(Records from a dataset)
** Begin **
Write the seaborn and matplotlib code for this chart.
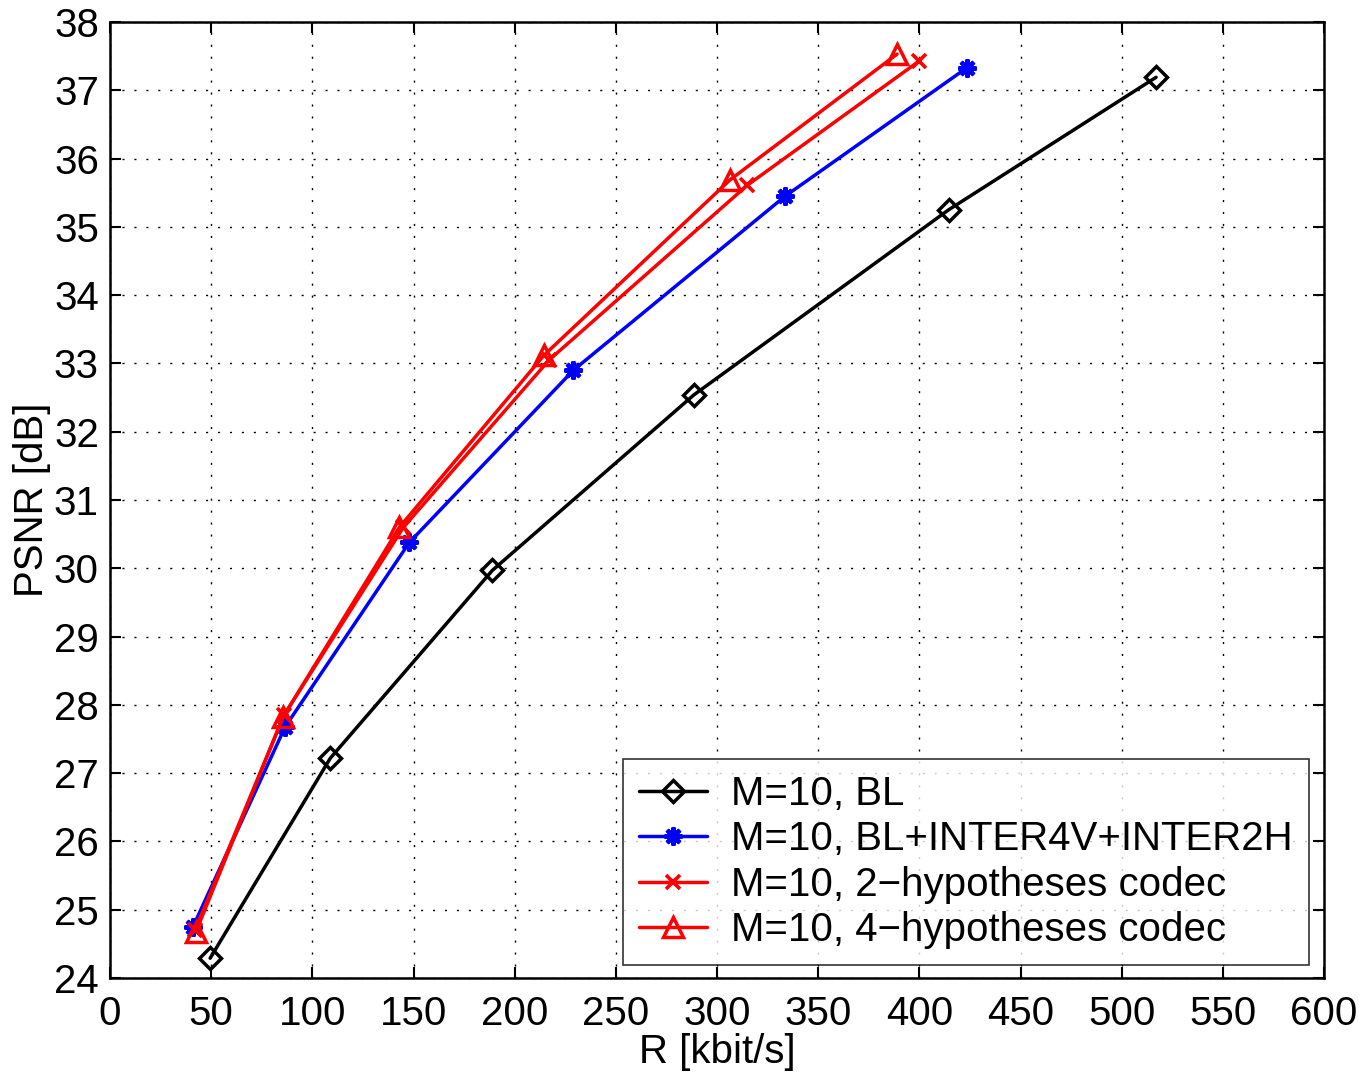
import numpy as np
import pandas as pd
import matplotlib
matplotlib.use('Agg')
import matplotlib.pyplot as plt
import seaborn as sns

# данные
r_bl = [49.5, 108.9, 189.0, 288.6, 414.5, 517.0]
psnr_bl = [24.29, 27.22, 29.97, 32.54, 35.25, 37.19]

r_inter = [41.0, 86.6, 148.0, 229.0, 333.7, 423.5]
psnr_inter = [24.75, 27.68, 30.38, 32.90, 35.45, 37.33]

r_2h = [42.0, 86.0, 145.0, 217.0, 315.0, 400.0]
psnr_2h = [24.70, 27.85, 30.60, 33.05, 35.61, 37.43]

r_4h = [42.5, 85.5, 143.0, 214.5, 306.5, 389.0]
psnr_4h = [24.68, 27.82, 30.60, 33.12, 35.69, 37.53]

labels = ['M=10, BL', 'M=10, BL+INTER4V+INTER2H',
          'M=10, 2\u2212hypotheses codec', 'M=10, 4\u2212hypotheses codec']

sns.set_style('white')
plt.rcParams['font.family'] = ['Liberation Sans', 'DejaVu Sans']
plt.rcParams['text.color'] = 'black'
plt.rcParams['axes.labelcolor'] = 'black'

fig = plt.figure(figsize=(13.59, 10.73), dpi=100)
ax = fig.add_axes([110 / 1359, 1 - 978 / 1073, 1214 / 1359, 956 / 1073])

lw = 2.5
fs = 29
# BL
sns.lineplot(x=r_bl, y=psnr_bl, color='black', marker='D', markersize=11,
             markerfacecolor='none', markeredgecolor='black', markeredgewidth=2.5,
             linewidth=lw, label=labels[0], sort=False, ax=ax)
# BL+INTER4V+INTER2H
sns.lineplot(x=r_inter, y=psnr_inter, color='blue', marker=(8, 2, 0), markersize=13,
             markeredgecolor='blue', markeredgewidth=3.0,
             linewidth=lw, label=labels[1], sort=False, ax=ax)
# 2-hypotheses
sns.lineplot(x=r_2h, y=psnr_2h, color='red', marker='x', markersize=10,
             markeredgecolor='red', markeredgewidth=2.6,
             linewidth=lw, label=labels[2], sort=False, ax=ax)
# 4-hypotheses
sns.lineplot(x=r_4h, y=psnr_4h, color='red', marker='^', markersize=15,
             markerfacecolor='none', markeredgecolor='red', markeredgewidth=2.5,
             linewidth=lw, label=labels[3], sort=False, ax=ax)

ax.set_xlim(0, 600)
ax.set_ylim(24, 38)
ax.set_xticks(np.arange(0, 601, 50))
ax.set_yticks(np.arange(24, 39, 1))
ax.grid(True, color='black', linestyle=(0, (1.5, 7.1)), linewidth=1.0)
ax.tick_params(direction='in', length=8, width=1.5, labelsize=fs,
               top=True, right=True, bottom=True, left=True, colors='black')
ax.tick_params(axis='x', pad=12)
ax.tick_params(axis='y', pad=8)
for s in ax.spines.values():
    s.set_visible(True)
    s.set_color('black')
    s.set_linewidth(1.8)

ax.set_xlabel('R [kbit/s]', fontsize=fs, labelpad=0)
ax.set_ylabel('PSNR [dB]', fontsize=fs, labelpad=2)

leg = ax.legend(loc='lower right', bbox_to_anchor=((1309 - 110) / 1214, (978 - 965) / 956),
                fontsize=fs, frameon=True, fancybox=False, borderpad=0.4,
                handlelength=1.7, handletextpad=0.6, labelspacing=0.18,
                borderaxespad=0)
leg.get_frame().set_edgecolor('black')
leg.get_frame().set_linewidth(1.2)
for t in leg.get_texts():
    t.set_color('black')

fig.savefig('out.png', dpi=100)
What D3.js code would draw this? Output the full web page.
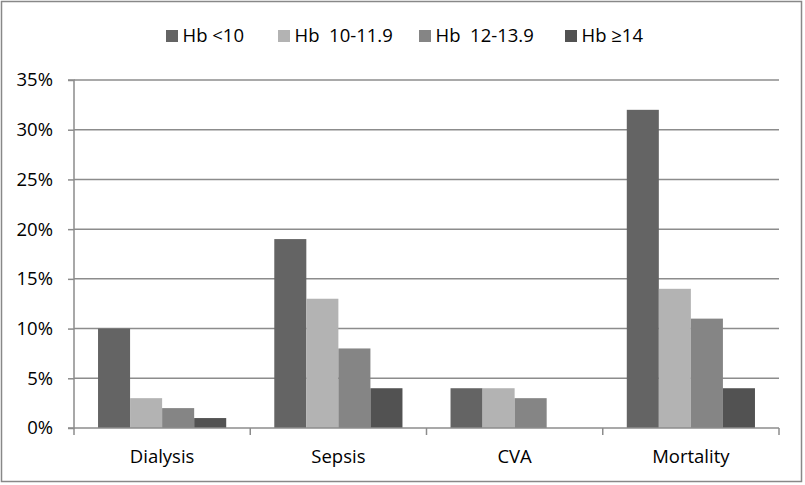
<!DOCTYPE html>
<html><head><meta charset="utf-8">
<script src="https://cdn.jsdelivr.net/npm/d3@7"></script>
<style>
html,body{margin:0;padding:0;background:#fff;}
text{font-family:"Open Sans",sans-serif;fill:#000;}
</style></head>
<body><svg id="c" width="805" height="485"></svg>
<script>
const categories = ["Dialysis","Sepsis","CVA","Mortality"];
const seriesNames = ["Hb <10","Hb  10-11.9","Hb  12-13.9","Hb \u226514"];
const hbUnder10 = [10,19,4,32];
const hb10to12 = [3,13,4,14];
const hb12to14 = [2,8,3,11];
const hb14plus = [1,4,0,4];
const yTicks = [0,5,10,15,20,25,30,35];
const colors = ["#646464","#b3b3b3","#858585","#525252"];
const legendX = [166,278,419,565];

const series = [hbUnder10,hb10to12,hb12to14,hb14plus];
const FS = 18.5;
const svg = d3.select("#c");
svg.append("rect").attr("x",1.5).attr("y",1.5).attr("width",800).attr("height",480)
  .attr("fill","#fff").attr("stroke","#888").attr("stroke-width",1.5);

const L=74,R=779,T=80,B=428;
const x = d3.scaleBand().domain(categories).range([L,R]).paddingInner(0).paddingOuter(0);
const inner = d3.scaleBand().domain(d3.range(4)).range([0,x.bandwidth()]).paddingOuter(0.75).paddingInner(0);
const y = d3.scaleLinear().domain([0,35]).range([B,T]);

// gridlines
svg.append("g").selectAll("line").data(yTicks.filter(d=>d>0)).join("line")
  .attr("x1",L).attr("x2",R).attr("y1",d=>y(d)).attr("y2",d=>y(d))
  .attr("stroke","#8c8c8c").attr("stroke-width",1.5);

// bars
const g = svg.append("g");
categories.forEach((c,ci)=>{
  series.forEach((s,si)=>{
    if(s[ci]<=0) return;
    g.append("rect").attr("x",x(c)+inner(si)).attr("width",inner.bandwidth())
      .attr("y",y(s[ci])).attr("height",B-y(s[ci])).attr("fill",colors[si]);
  });
});

// y axis
const ya = d3.axisLeft(y).tickValues(yTicks).tickFormat(d=>d+"%").tickSize(6).tickPadding(15);
const yg = svg.append("g").attr("transform",`translate(${L},0)`).call(ya);
yg.select(".domain").attr("stroke","#8c8c8c").attr("stroke-width",1.5).attr("d",`M-6,${T}H0V${B}H-6`);
yg.selectAll(".tick line").attr("stroke","#8c8c8c").attr("stroke-width",1.5);
yg.selectAll("text").attr("font-size",FS).attr("font-family","Open Sans").attr("fill","#000");

// x axis
const xg = svg.append("g").attr("transform",`translate(0,${B})`);
xg.append("line").attr("x1",L).attr("x2",R).attr("stroke","#8c8c8c").attr("stroke-width",1.5);
const bounds = categories.map(c=>x(c)).concat([R]);
xg.selectAll("line.t").data(bounds).join("line").attr("class","t")
  .attr("x1",d=>d).attr("x2",d=>d).attr("y1",0).attr("y2",7)
  .attr("stroke","#8c8c8c").attr("stroke-width",1.5);
xg.selectAll("text").data(categories).join("text")
  .attr("x",d=>x(d)+x.bandwidth()/2).attr("y",35).attr("text-anchor","middle")
  .attr("font-size",FS).text(d=>d);

// legend
const lg = svg.append("g");
seriesNames.forEach((n,i)=>{
  lg.append("rect").attr("x",legendX[i]).attr("y",30).attr("width",12).attr("height",12).attr("fill",colors[i]);
  lg.append("text").attr("x",legendX[i]+16.5).attr("y",42).attr("font-size",FS)
    .attr("xml:space","preserve").style("white-space","pre").text(n);
});
</script></body></html>
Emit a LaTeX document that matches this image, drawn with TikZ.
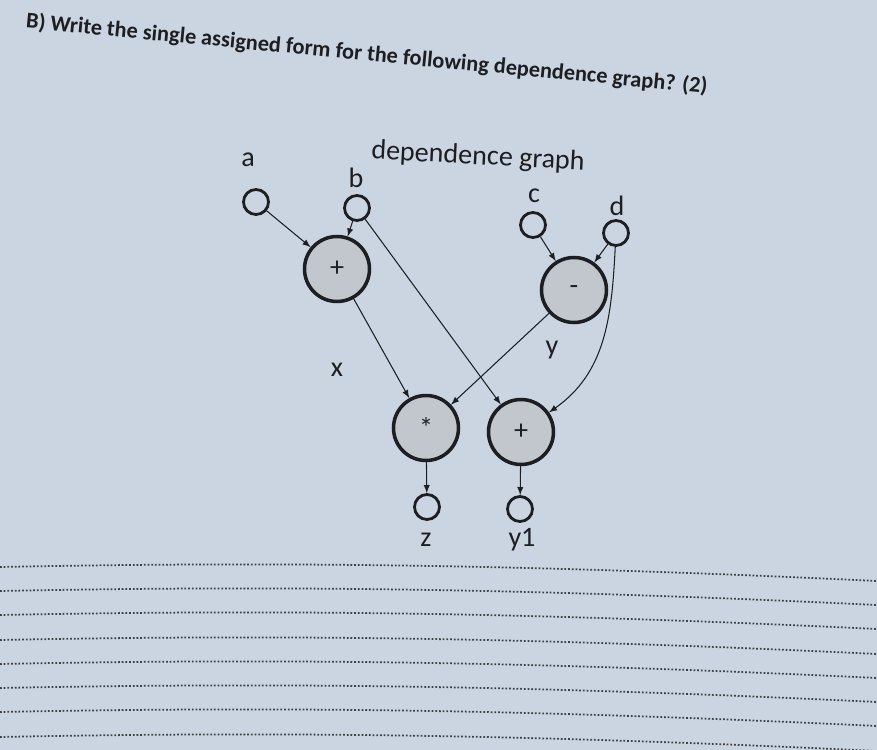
\documentclass[tikz,border=0pt]{standalone}
\usepackage{fontspec}
\setmainfont{Carlito}
\usetikzlibrary{arrows}

\definecolor{paper}{RGB}{203,213,225}
\definecolor{ink}{RGB}{28,30,34}
\definecolor{opfill}{RGB}{194,199,205}

\begin{document}
\begin{tikzpicture}[ x = 0.02cm, y = -0.02cm ]
    \tikzset{var/.style={circle, draw=ink, line width=1.6pt, minimum size=0.5cm, inner sep=0pt},
             op/.style={circle, draw=ink, line width=2pt, fill=opfill, minimum size=1.3cm,
                        inner sep=0pt, text=ink, font=\fontsize{16}{18}\selectfont},
             lbl/.style={text=ink, font=\fontsize{16}{18}\selectfont},
             dep/.style={draw=ink, line width=0.6pt, -latex}}

    \fill[paper] (0,0) rectangle (877,750);
    \useasboundingbox (0,0) rectangle (877,750);

    % question and answer lines
    \node[anchor=west, rotate=-5.5, text=ink, font=\bfseries\fontsize{12.7}{14}\selectfont]
        (question) at (20,21) {B) Write the single assigned form for the following dependence graph? (2)};
    \foreach \yy in {567,591,615,640,664,688,712,737}
        \draw[ink!85, line width=1pt, dash pattern=on 1pt off 1.1pt]
            (0,\yy) .. controls (250,\yy-5) and (500,\yy-4) .. (877,\yy+14);

    \node[lbl, rotate=-3] (title) at (478,157) {dependence graph};

    % inputs
    \node[var] (a) at (256,202) {};
    \node[var] (b) at (357,208) {};
    \node[var] (c) at (533,225) {};
    \node[var] (d) at (616,233) {};
    \node[lbl] (la) at (248,160) {a};
    \node[lbl] (lb) at (356,178) {b};
    \node[lbl] (lc) at (534,196) {c};
    \node[lbl] (ld) at (617,206) {d};

    % operations
    \node[op] (plus)    at (337,269) {+};
    \node[op] (minus)   at (574,290) {-};
    \node[op] (times)   at (426,428) {*};
    \node[op] (plustwo) at (521,432) {+};

    % outputs
    \node[var] (z)  at (427,507) {};
    \node[var] (yone) at (520,509) {};
    \node[lbl] (lz) at (426,540) {z};
    \node[lbl] (lyone) at (522,540) {y1};
    \node[lbl] (lx) at (337,370) {x};
    \node[lbl] (ly) at (552,350) {y};

    \draw[dep] (a) -- (plus);
    \draw[dep] (b) -- (plus);
    \draw[dep] (c) -- (minus);
    \draw[dep] (d) -- (minus);
    \draw[dep] (plus) -- (times);
    \draw[dep] (minus) -- (times);
    \draw[dep] (b) -- (plustwo);
    \draw[dep] (d) to[out=-93, in=35] (plustwo);
    \draw[dep] (times) -- (z);
    \draw[dep] (plustwo) -- (yone);

\end{tikzpicture}
\end{document}
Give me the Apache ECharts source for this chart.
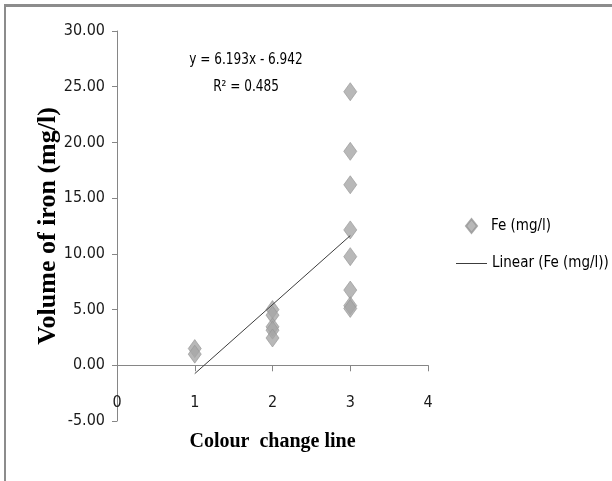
<!DOCTYPE html>
<html lang="en">
<head>
    <meta charset="UTF-8">
    <title>Fe vs colour change</title>
    <script src="https://cdn.jsdelivr.net/npm/echarts@6/dist/echarts.min.js"></script>
</head>
<style>
    html,body{
        padding: 0;
        margin: 0;
        background: #fff;
    }
</style>
<body>
<div id="chart" style="width: 612px;height:481px;"></div>
</body>
<script type="text/javascript">
    // colour change line (x) and iron readings (y)
    var colourLine = [1, 1, 2, 2, 2, 2, 2, 3, 3, 3, 3, 3, 3, 3, 3];
    var feValues = [1.5, 1.0, 5.0, 4.5, 3.45, 3.15, 2.45, 24.55, 19.2, 16.2, 12.15, 9.75, 6.75, 5.35, 5.1];
    var yTicks = [-5, 0, 5, 10, 15, 20, 25, 30];
    var xTicks = [0, 1, 2, 3, 4];
    // trendline from the equation printed on the chart
    var slope = 6.193;
    var intercept = -6.942;
    var rSquared = 0.485;

    var NARROW = '"Liberation Sans Narrow", "DejaVu Sans Condensed", "Liberation Sans", sans-serif';
    var SERIF = '"Liberation Serif", "DejaVu Serif", serif';

    var myChart = echarts.init(document.getElementById('chart'));

    var points = colourLine.map(function (x, i) { return [x, feValues[i]]; });
    var xMin = Math.min.apply(null, colourLine);
    var xMax = Math.max.apply(null, colourLine);
    var trend = [xMin, xMax].map(function (x) { return [x, slope * x + intercept]; });

    var option = {
        animation: false,
        grid: {left: 117, right: 184, top: 31, bottom: 60, outerBoundsMode: 'none', containLabel: false},
        xAxis: {
            type: 'value',
            min: xTicks[0], max: xTicks[xTicks.length - 1], interval: 1,
            name: 'Colour  change line',
            nameLocation: 'middle',
            // labels and name sit from the grid bottom, the line itself sits on zero
            nameGap: 11,
            nameMoveOverlap: false,
            nameTextStyle: {fontFamily: SERIF, fontWeight: 'bold', fontSize: 20, color: '#000'},
            axisLine: {onZero: true, lineStyle: {color: '#868686', width: 1}},
            axisTick: {show: true, inside: false, length: 6, lineStyle: {color: '#868686'}},
            axisLabel: {margin: -26, fontFamily: NARROW, fontSize: 16, color: '#1a1a1a'},
            splitLine: {show: false}
        },
        yAxis: {
            type: 'value',
            min: yTicks[0], max: yTicks[yTicks.length - 1], interval: 5,
            name: 'Volume of iron (mg/l)',
            nameLocation: 'middle',
            nameGap: 56,
            nameMoveOverlap: false,
            nameTextStyle: {fontFamily: SERIF, fontWeight: 'bold', fontSize: 26, color: '#000'},
            axisLine: {show: true, lineStyle: {color: '#868686', width: 1}},
            axisTick: {show: true, length: 5, lineStyle: {color: '#868686'}},
            axisLabel: {
                margin: 12, fontFamily: NARROW, fontSize: 16, color: '#1a1a1a',
                formatter: function (v) { return v.toFixed(2); }
            },
            splitLine: {show: false}
        },
        legend: [{
            orient: 'vertical',
            left: 460, top: 213,
            data: [{name: 'Fe (mg/l)', icon: 'diamond'}],
            itemWidth: 11, itemHeight: 14, itemGap: 6,
            textStyle: {fontFamily: NARROW, fontSize: 15, color: '#000', padding: [0, 0, 0, 9]}
        }, {
            orient: 'vertical',
            left: 451, top: 251,
            data: [{name: 'Linear (Fe (mg/l))', icon: 'rect'}],
            itemWidth: 31, itemHeight: 1, itemGap: 2,
            textStyle: {fontFamily: NARROW, fontSize: 15, color: '#000'}
        }],
        graphic: [
            {type: 'rect', shape: {x: 4, y: 4, width: 608, height: 3}, style: {fill: '#8c8c8c'}, silent: true},
            {type: 'rect', shape: {x: 4, y: 4, width: 2, height: 477}, style: {fill: '#8c8c8c'}, silent: true},
            {
                type: 'text',
                x: 246, y: 60, scaleX: 0.84,
                style: {
                    text: 'y = ' + slope.toFixed(3) + 'x - ' + Math.abs(intercept).toFixed(3),
                    align: 'center', verticalAlign: 'middle',
                    font: '16px ' + NARROW, fill: '#000'
                },
                silent: true
            },
            {
                type: 'text',
                x: 246, y: 87, scaleX: 0.84,
                style: {
                    text: 'R² = ' + rSquared.toFixed(3),
                    align: 'center', verticalAlign: 'middle',
                    font: '16px ' + NARROW, fill: '#000'
                },
                silent: true
            }
        ],
        series: [{
            name: 'Fe (mg/l)',
            type: 'scatter',
            symbol: 'diamond',
            symbolSize: [13, 18],
            itemStyle: {color: '#a6a6a6', borderColor: '#959595', borderWidth: 0.8},
            data: points,
            z: 3
        }, {
            name: 'Linear (Fe (mg/l))',
            type: 'line',
            symbol: 'none',
            lineStyle: {color: '#3c3c3c', width: 1},
            itemStyle: {color: '#3c3c3c'},
            data: trend,
            z: 4
        }]
    };

    myChart.setOption(option);
</script>
</html>
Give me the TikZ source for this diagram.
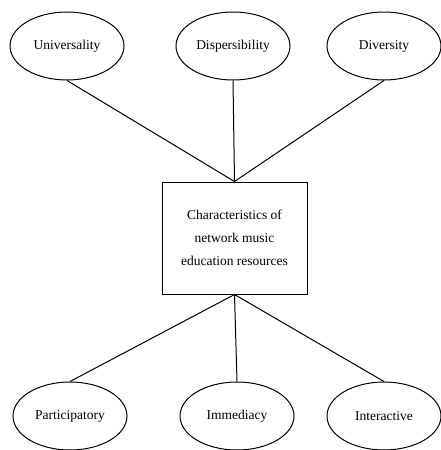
** End **
• WORK TO DO:
Pictures excluded, repeat exactly the lines from the top of the material through the line with "psnr_bl = [24.29, 27.22, 29.97, 32.54, 35.25, 37.19]", including both of those lines.

• COMPLETE RESPONSE:
Write the seaborn and matplotlib code for this chart.
import numpy as np
import pandas as pd
import matplotlib
matplotlib.use('Agg')
import matplotlib.pyplot as plt
import seaborn as sns

# данные
r_bl = [49.5, 108.9, 189.0, 288.6, 414.5, 517.0]
psnr_bl = [24.29, 27.22, 29.97, 32.54, 35.25, 37.19]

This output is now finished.